__AIM OF THE EXERCISE__:
Leave out the images and repeat the listing below without a single change.

__DATASET SECTION__:
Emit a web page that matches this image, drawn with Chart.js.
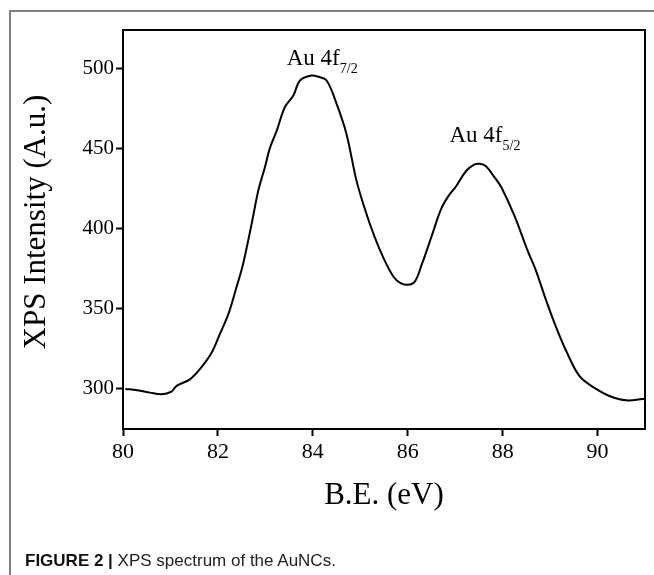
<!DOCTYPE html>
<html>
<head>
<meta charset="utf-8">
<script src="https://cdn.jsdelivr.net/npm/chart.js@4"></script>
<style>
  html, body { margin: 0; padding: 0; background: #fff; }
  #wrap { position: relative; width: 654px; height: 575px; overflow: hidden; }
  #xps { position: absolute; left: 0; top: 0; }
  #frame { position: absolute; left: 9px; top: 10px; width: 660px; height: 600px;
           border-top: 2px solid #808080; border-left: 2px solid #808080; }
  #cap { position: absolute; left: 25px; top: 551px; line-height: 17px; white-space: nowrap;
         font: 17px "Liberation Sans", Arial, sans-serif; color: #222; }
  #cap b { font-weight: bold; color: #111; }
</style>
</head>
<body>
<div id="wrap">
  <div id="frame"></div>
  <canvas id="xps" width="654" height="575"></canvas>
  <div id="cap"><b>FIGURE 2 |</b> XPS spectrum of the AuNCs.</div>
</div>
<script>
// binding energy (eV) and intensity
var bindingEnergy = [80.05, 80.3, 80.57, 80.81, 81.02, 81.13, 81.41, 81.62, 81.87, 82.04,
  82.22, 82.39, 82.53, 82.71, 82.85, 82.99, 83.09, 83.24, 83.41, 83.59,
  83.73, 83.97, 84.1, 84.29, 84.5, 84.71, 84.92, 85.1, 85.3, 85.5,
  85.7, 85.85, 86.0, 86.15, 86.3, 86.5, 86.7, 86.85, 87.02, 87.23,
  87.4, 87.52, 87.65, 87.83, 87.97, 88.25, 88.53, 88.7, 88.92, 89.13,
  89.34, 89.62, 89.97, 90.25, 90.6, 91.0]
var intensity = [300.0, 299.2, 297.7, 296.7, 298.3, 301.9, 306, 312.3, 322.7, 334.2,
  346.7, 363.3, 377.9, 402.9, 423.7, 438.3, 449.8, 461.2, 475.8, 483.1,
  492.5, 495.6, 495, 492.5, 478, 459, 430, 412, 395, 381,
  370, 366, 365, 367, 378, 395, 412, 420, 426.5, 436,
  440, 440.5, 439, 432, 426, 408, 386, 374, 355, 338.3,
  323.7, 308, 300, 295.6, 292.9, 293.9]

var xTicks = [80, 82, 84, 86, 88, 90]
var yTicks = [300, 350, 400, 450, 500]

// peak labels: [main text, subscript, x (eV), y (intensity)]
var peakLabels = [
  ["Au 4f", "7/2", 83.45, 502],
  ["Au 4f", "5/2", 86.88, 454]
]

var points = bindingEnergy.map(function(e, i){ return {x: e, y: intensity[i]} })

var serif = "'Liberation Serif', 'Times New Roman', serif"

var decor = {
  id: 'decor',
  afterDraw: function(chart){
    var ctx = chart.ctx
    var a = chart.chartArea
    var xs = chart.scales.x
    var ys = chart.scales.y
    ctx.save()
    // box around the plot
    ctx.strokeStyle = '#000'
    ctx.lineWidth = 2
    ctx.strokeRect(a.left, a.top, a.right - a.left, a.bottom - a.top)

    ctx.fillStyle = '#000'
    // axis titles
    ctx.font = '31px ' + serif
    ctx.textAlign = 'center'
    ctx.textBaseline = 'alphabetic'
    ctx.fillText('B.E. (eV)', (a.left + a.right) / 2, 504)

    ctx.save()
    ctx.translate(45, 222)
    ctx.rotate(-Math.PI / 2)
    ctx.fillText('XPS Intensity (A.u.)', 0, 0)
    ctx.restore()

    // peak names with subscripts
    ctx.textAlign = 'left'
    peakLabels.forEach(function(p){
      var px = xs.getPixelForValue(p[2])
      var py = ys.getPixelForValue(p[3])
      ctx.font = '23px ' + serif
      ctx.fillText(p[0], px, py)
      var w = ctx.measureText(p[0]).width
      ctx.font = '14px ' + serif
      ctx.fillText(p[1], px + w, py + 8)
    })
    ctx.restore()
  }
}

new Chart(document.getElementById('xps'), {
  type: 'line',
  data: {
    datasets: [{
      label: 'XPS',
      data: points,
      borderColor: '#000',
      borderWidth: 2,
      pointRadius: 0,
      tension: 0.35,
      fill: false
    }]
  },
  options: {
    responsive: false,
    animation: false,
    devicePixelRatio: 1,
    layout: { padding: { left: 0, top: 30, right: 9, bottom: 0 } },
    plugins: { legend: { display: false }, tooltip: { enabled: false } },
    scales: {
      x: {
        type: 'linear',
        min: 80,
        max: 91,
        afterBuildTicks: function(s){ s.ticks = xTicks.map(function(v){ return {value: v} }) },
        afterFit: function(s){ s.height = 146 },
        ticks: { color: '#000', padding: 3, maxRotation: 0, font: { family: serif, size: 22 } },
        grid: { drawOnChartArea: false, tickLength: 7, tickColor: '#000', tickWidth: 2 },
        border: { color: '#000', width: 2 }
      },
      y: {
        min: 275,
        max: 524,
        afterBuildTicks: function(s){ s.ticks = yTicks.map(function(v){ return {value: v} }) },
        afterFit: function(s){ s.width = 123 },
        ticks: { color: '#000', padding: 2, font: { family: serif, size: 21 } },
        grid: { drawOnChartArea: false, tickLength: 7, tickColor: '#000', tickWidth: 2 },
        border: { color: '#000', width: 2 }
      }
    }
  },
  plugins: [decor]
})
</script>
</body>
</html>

__THE ANSWER__:
Emit a web page that matches this image, drawn with Chart.js.
<!DOCTYPE html>
<html>
<head>
<meta charset="utf-8">
<script src="https://cdn.jsdelivr.net/npm/chart.js@4"></script>
<style>
  html, body { margin: 0; padding: 0; background: #fff; }
  #wrap { position: relative; width: 654px; height: 575px; overflow: hidden; }
  #xps { position: absolute; left: 0; top: 0; }
  #frame { position: absolute; left: 9px; top: 10px; width: 660px; height: 600px;
           border-top: 2px solid #808080; border-left: 2px solid #808080; }
  #cap { position: absolute; left: 25px; top: 551px; line-height: 17px; white-space: nowrap;
         font: 17px "Liberation Sans", Arial, sans-serif; color: #222; }
  #cap b { font-weight: bold; color: #111; }
</style>
</head>
<body>
<div id="wrap">
  <div id="frame"></div>
  <canvas id="xps" width="654" height="575"></canvas>
  <div id="cap"><b>FIGURE 2 |</b> XPS spectrum of the AuNCs.</div>
</div>
<script>
// binding energy (eV) and intensity
var bindingEnergy = [80.05, 80.3, 80.57, 80.81, 81.02, 81.13, 81.41, 81.62, 81.87, 82.04,
  82.22, 82.39, 82.53, 82.71, 82.85, 82.99, 83.09, 83.24, 83.41, 83.59,
  83.73, 83.97, 84.1, 84.29, 84.5, 84.71, 84.92, 85.1, 85.3, 85.5,
  85.7, 85.85, 86.0, 86.15, 86.3, 86.5, 86.7, 86.85, 87.02, 87.23,
  87.4, 87.52, 87.65, 87.83, 87.97, 88.25, 88.53, 88.7, 88.92, 89.13,
  89.34, 89.62, 89.97, 90.25, 90.6, 91.0]
var intensity = [300.0, 299.2, 297.7, 296.7, 298.3, 301.9, 306, 312.3, 322.7, 334.2,
  346.7, 363.3, 377.9, 402.9, 423.7, 438.3, 449.8, 461.2, 475.8, 483.1,
  492.5, 495.6, 495, 492.5, 478, 459, 430, 412, 395, 381,
  370, 366, 365, 367, 378, 395, 412, 420, 426.5, 436,
  440, 440.5, 439, 432, 426, 408, 386, 374, 355, 338.3,
  323.7, 308, 300, 295.6, 292.9, 293.9]

var xTicks = [80, 82, 84, 86, 88, 90]
var yTicks = [300, 350, 400, 450, 500]

// peak labels: [main text, subscript, x (eV), y (intensity)]
var peakLabels = [
  ["Au 4f", "7/2", 83.45, 502],
  ["Au 4f", "5/2", 86.88, 454]
]

var points = bindingEnergy.map(function(e, i){ return {x: e, y: intensity[i]} })

var serif = "'Liberation Serif', 'Times New Roman', serif"

var decor = {
  id: 'decor',
  afterDraw: function(chart){
    var ctx = chart.ctx
    var a = chart.chartArea
    var xs = chart.scales.x
    var ys = chart.scales.y
    ctx.save()
    // box around the plot
    ctx.strokeStyle = '#000'
    ctx.lineWidth = 2
    ctx.strokeRect(a.left, a.top, a.right - a.left, a.bottom - a.top)

    ctx.fillStyle = '#000'
    // axis titles
    ctx.font = '31px ' + serif
    ctx.textAlign = 'center'
    ctx.textBaseline = 'alphabetic'
    ctx.fillText('B.E. (eV)', (a.left + a.right) / 2, 504)

    ctx.save()
    ctx.translate(45, 222)
    ctx.rotate(-Math.PI / 2)
    ctx.fillText('XPS Intensity (A.u.)', 0, 0)
    ctx.restore()

    // peak names with subscripts
    ctx.textAlign = 'left'
    peakLabels.forEach(function(p){
      var px = xs.getPixelForValue(p[2])
      var py = ys.getPixelForValue(p[3])
      ctx.font = '23px ' + serif
      ctx.fillText(p[0], px, py)
      var w = ctx.measureText(p[0]).width
      ctx.font = '14px ' + serif
      ctx.fillText(p[1], px + w, py + 8)
    })
    ctx.restore()
  }
}

new Chart(document.getElementById('xps'), {
  type: 'line',
  data: {
    datasets: [{
      label: 'XPS',
      data: points,
      borderColor: '#000',
      borderWidth: 2,
      pointRadius: 0,
      tension: 0.35,
      fill: false
    }]
  },
  options: {
    responsive: false,
    animation: false,
    devicePixelRatio: 1,
    layout: { padding: { left: 0, top: 30, right: 9, bottom: 0 } },
    plugins: { legend: { display: false }, tooltip: { enabled: false } },
    scales: {
      x: {
        type: 'linear',
        min: 80,
        max: 91,
        afterBuildTicks: function(s){ s.ticks = xTicks.map(function(v){ return {value: v} }) },
        afterFit: function(s){ s.height = 146 },
        ticks: { color: '#000', padding: 3, maxRotation: 0, font: { family: serif, size: 22 } },
        grid: { drawOnChartArea: false, tickLength: 7, tickColor: '#000', tickWidth: 2 },
        border: { color: '#000', width: 2 }
      },
      y: {
        min: 275,
        max: 524,
        afterBuildTicks: function(s){ s.ticks = yTicks.map(function(v){ return {value: v} }) },
        afterFit: function(s){ s.width = 123 },
        ticks: { color: '#000', padding: 2, font: { family: serif, size: 21 } },
        grid: { drawOnChartArea: false, tickLength: 7, tickColor: '#000', tickWidth: 2 },
        border: { color: '#000', width: 2 }
      }
    }
  },
  plugins: [decor]
})
</script>
</body>
</html>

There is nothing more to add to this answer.